DHD-N had been in a somewhat tenuous truce with the central government since 2003, but this truce was mired with conflict and skirmishes and only served to demonstrate the lack of GOI interest in the issue.

Both DHD factions entered into new talks and truces with the GOI in late 2009 following incidents of surrender and capture, and the issue of settlement of these militants caused tensions between rival KLNLF and DHD. Nevertheless, a tense peace emerged as various domestic and inter-state civilian and militant groups called on the Indian Government as well as the DHD to expedite talks and resolve the fighting. However, the DHD accused the GOI of not showing enthusiasm during the talks, and they began to show signs of stalling by mid-2010. The Dima National Democratic Front also surrendered to the govt after the DHD factions entered talks.

On 4 September 2010, a new militant group called the Dima National Democratic Front announced its formation, alleging that the truce between the DHD factions and the GOI have caused the Dimasa people to be unprotected from other non-Dima tribes and militias. Around the same time, the Hill Tiger Force, a militia drawing from the Naga, Kuki, and Hmar peoples, was formed in the region. Several activists condemned the new militant groups, and accused other rebel groups such as NSCN of backing the rebels and attempting to restart the violence in the North Cachar Hills.

On 18 August 2011, the formation of a new police battalion composed of surrendered DHD-N and Black Widow/DHD-J militants was announced by the Central Govt, but this was hindered by stalled peace talks. On 20 December 2011, the National Dimasa Protection Army was also formed, due to dissatisfaction with the ongoing talks.
By mid-2012, though talks were said to have reached their 'final stage', dissatisfaction and disagreement about the terms caused the peace process to be further lengthened, with Dimasa organizations advocating for the expansion of the soon-to-be-created Dima Hasao Autonomous District Council.
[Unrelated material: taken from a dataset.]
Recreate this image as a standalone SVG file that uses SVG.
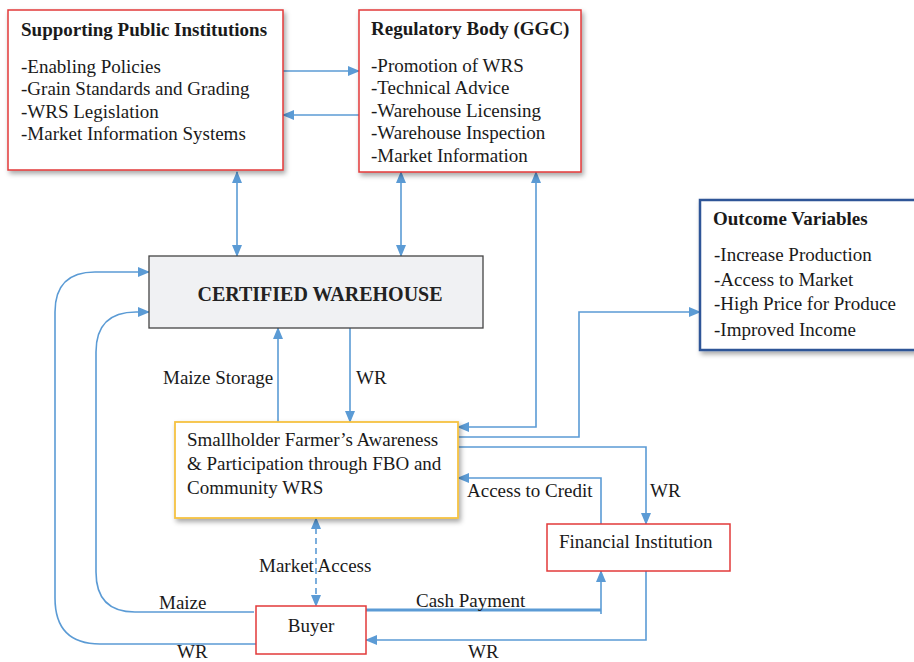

For similar reasons, another Dima militant group, the Dima Jadi Naiso Army was created sometime in October 2012. Despite these issues, DHD-J was disbanded on 27 November 2012, with 100 of its cadres being absorbed into the Assamese police, 200 others being educated on re-integration, and the rest also laying down arms.

Following this, the DHD-N also laid down their arms, and in October 2012 plans were made for 1,152 DHD-N cadres to lay down arms and re-integrate into the mainstream. This was fulfilled in January 2013.

Dissatisfaction within the ranks of Dima groups also led to the rise of the Dima Hasao National Army, which began operations sometime in early 2014. Violent incidents regarding dissident DHD members continued to be reported into 2015.

Lingering issues with the settlement would eventually lead to the outbreak of the DNLA uprising in 2019.